What kind of conversations came up between you and Mei about the specific experience of Asian Americans, and being biracial, in Texas?

Being biracial is interesting. When you don’t quite know your roots, you feel like you’re floating. You float in between worlds and there’s a very specific kind of cultural knowledge that comes with feeling grounded. That’s something that I’ve struggled with for a long time being born here and living most of my life here in Austin. When half of your family lives in a different country across the ocean, it’s a very interesting life experience. There’s a philosophy of: biracial people are not half and half, but both. There’s definitely a feeling that Angie doesn’t fit in either half; there’s no room for the Asian side of her in the white space and there’s no room for the white side of her in the Asian space. It makes learning about your culture really hard because these structures were not necessarily built for that balance. The process of figuring out how to live in that has to do with releasing notions of binaries. Release this notion that you have to be confined to one or the other. The world was meant to flow, it was not meant to be honeycombed.

Why do you think coming-of-age movies can speak to issues of race, gender, sexuality, and class so well? What do you say to people who think of teen movies as surface-level?

I think teen movies have always been about being in between.
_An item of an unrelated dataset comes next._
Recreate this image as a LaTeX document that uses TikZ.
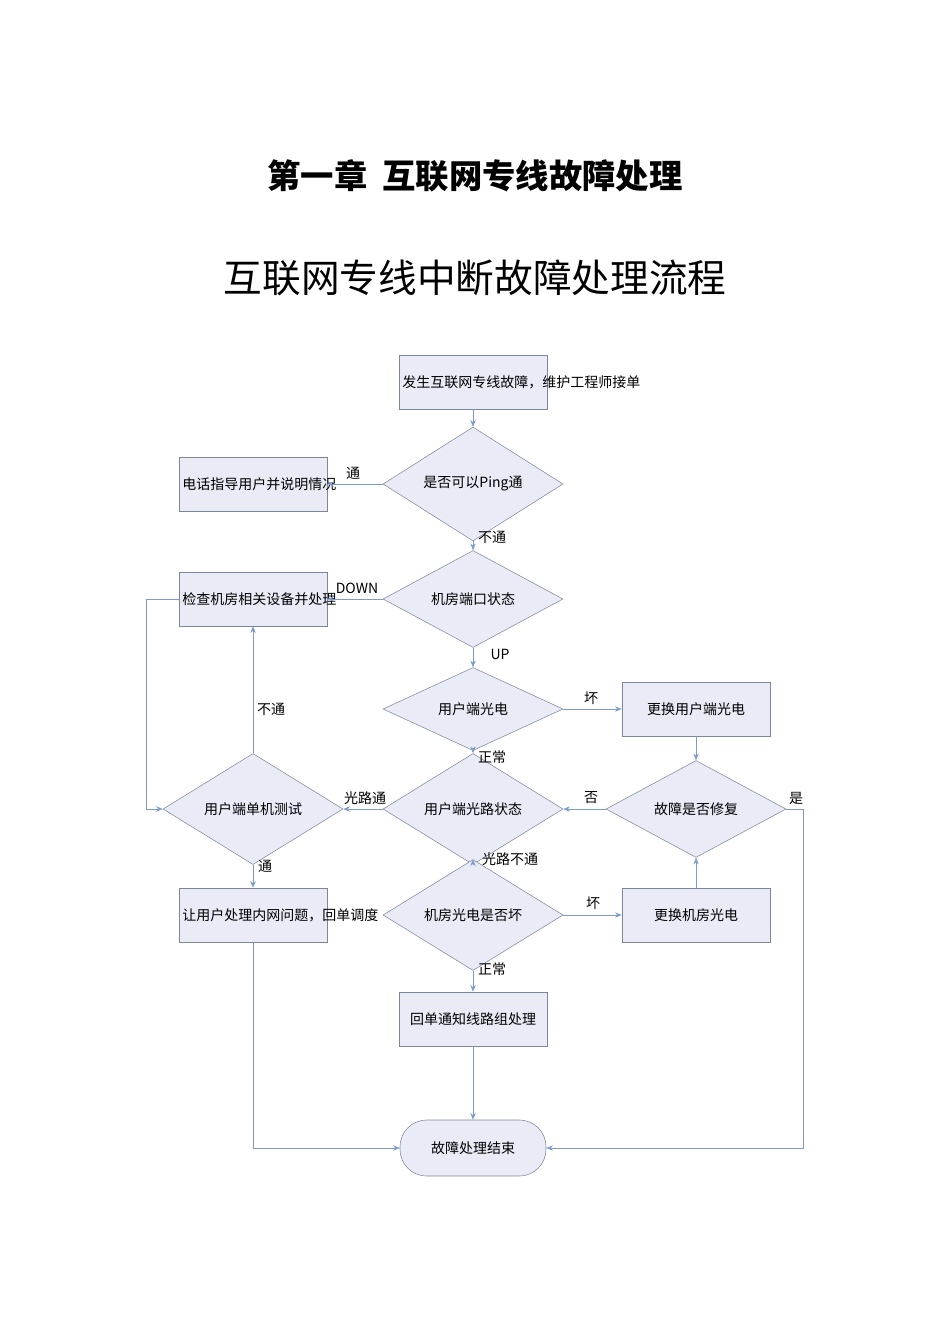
\documentclass[tikz,border=0pt]{standalone}
\usepackage{fontspec}
\setmainfont{Noto Sans CJK SC}
\usetikzlibrary{shapes.geometric,arrows.meta}
\definecolor{boxfill}{RGB}{233,236,246}
\definecolor{boxdraw}{RGB}{125,135,155}
\definecolor{lin}{RGB}{125,155,205}
\begin{document}
\begin{tikzpicture}[x=0.75pt,y=-0.75pt,
 every node/.style={font=\fontsize{10.5}{13}\selectfont},
 bx/.style={draw=boxdraw,fill=boxfill,minimum width=111pt,minimum height=40.5pt,text width=106pt,align=center,inner sep=1pt},
 dm/.style={diamond,draw=boxdraw,fill=boxfill,minimum width=135pt,minimum height=52.5pt,inner sep=0pt},
 term/.style={draw=boxdraw,fill=boxfill,rounded corners=20pt,minimum width=109.5pt,minimum height=42pt},
 ar/.style={draw=lin,-{Stealth[length=5pt,width=4pt]}},
 lb/.style={font=\fontsize{10.5}{13}\selectfont}]
\useasboundingbox (0,0) rectangle (950,1344);
\node[font=\bfseries\fontsize{25}{30}\selectfont] (t1) at (475,176) {第一章\ \ 互联网专线故障处理};
\node[font=\fontsize{29}{34}\selectfont] (t2) at (475,278) {互联网专线中断故障处理流程};
\node[bx] (s) at (473,382) {发生互联网专线故障，维护工程师接单};
\node[dm] (d1) at (473,484) {是否可以Ping通};
\node[bx] (b1) at (253,484) {电话指导用户并说明情况};
\node[dm] (d2) at (473,599) {机房端口状态};
\node[bx] (b2) at (253,599) {检查机房相关设备并处理};
\node[dm] (d3) at (473,709) {用户端光电};
\node[bx] (b3) at (696,709) {更换用户端光电};
\node[dm] (d4) at (473,809) {用户端光路状态};
\node[dm] (d5) at (696,809) {故障是否修复};
\node[dm] (d6) at (253,809) {用户端单机测试};
\node[bx] (b4) at (253,915) {让用户处理内网问题，回单调度};
\node[dm] (d7) at (473,915) {机房光电是否坏};
\node[bx] (b5) at (696,915) {更换机房光电};
\node[bx] (b6) at (473,1019) {回单通知线路组处理};
\node[term] (e) at (473,1148) {故障处理结束};
\coordinate (c1) at (803,809);
\coordinate (c2) at (803,1148);
\coordinate (c3) at (146,599);
\coordinate (c4) at (146,809);
\coordinate (c5) at (253,1148);
\draw[ar] (s) -- (d1);
\draw[ar] (d1) -- (b1);
\draw[ar] (d1) -- (d2);
\draw[ar] (d2) -- (b2);
\draw[ar] (d2) -- (d3);
\draw[ar] (d3) -- (b3);
\draw[ar] (d3) -- (d4);
\draw[ar] (b3) -- (d5);
\draw[ar] (d5) -- (d4);
\draw[ar] (d5.east) -- (c1) -- (c2) -- (e.east);
\draw[ar] (d4) -- (d6);
\draw[ar] (d6) -- (b2);
\draw[ar] (b2.west) -- (c3) -- (c4) -- (d6.west);
\draw[ar] (d6) -- (b4);
\draw[ar] (d4) -- (d7);
\draw[ar] (d7) -- (b5);
\draw[ar] (b5) -- (d5);
\draw[ar] (d7) -- (b6);
\draw[ar] (b6) -- (e);
\draw[ar] (b4.south) -- (c5) -- (e.west);
\node[lb] (l1) at (353,473) {通};
\node[lb] (l2) at (492,537) {不通};
\node[lb] (l3) at (357,588) {DOWN};
\node[lb] (l4) at (500,654) {UP};
\node[lb] (l5) at (591,698) {坏};
\node[lb] (l6) at (492,757) {正常};
\node[lb] (l7) at (591,798) {否};
\node[lb] (l8) at (796,798) {是};
\node[lb] (l9) at (365,798) {光路通};
\node[lb] (l10) at (271,709) {不通};
\node[lb] (l11) at (265,866) {通};
\node[lb] (l12) at (510,859) {光路不通};
\node[lb] (l13) at (593,903) {坏};
\node[lb] (l14) at (492,969) {正常};
\end{tikzpicture}
\end{document}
They’re places where the pain, the growing pains, of transition can be expressed. Being a teenager is messy and smelly and awkward and gross and confusing, and unresolved. The more movies that are made that star teenagers, the more people feel seen and understood in a way that’s not superficial. My personal opinion is that the superficial branding of a lot of teen movies is misogyny. But there’s also something to be said about really good writing that is honest about the teen experience and honest about how disgusting it is a lot of the time. Because you’re a bug, and you’re molting. You’re leaving your cocoon, your exoskeleton, and that isn’t pretty.

The writing of female characters in this film bucks the norm of how young female characters are often written or treated. Spoilers here: Angie ends up making friends with Liam’s girlfriend, Sheryl, someone she’d expected to hate. What was the intention there?

I love the Angie-Sheryl friendship. That’s one of my favorite things about the movie. It steps back from the competition aspect, this made up competition between women. It’s not a real thing. There’s a specific point made in Inbetween Girl: What does it actually mean to be a woman supporting another woman? And on top of that, to acknowledge that people make a bunch of mistakes all the time and are flawed but still deserve love. I think the easiest way to do that, which Inbetween Girl did, was just to give the two of them a chance to talk. 

You can tell, with how hard Liam tries to keep them from talking, how this narrative serves the man.

It’s almost as if divide and conquer is a very popular strategy for people in power to get other people to do what they want them to do. I’m just saying, I’m just saying (laughs). Honestly, Angie and Sheryl kind of unionize, a little bit, but Sheryl didn’t know.

It was literally as simple as having a relationship with each other. When it comes to organizing it’s so important to have conversations with the people around you. Most of the time people don’t know what power structures they exist in until they just have a conversation. Most of the time it’s gossip with someone they work with or something. Just air out your stuff, because you never know what opportunities there are to take back some power that’s been taken from you.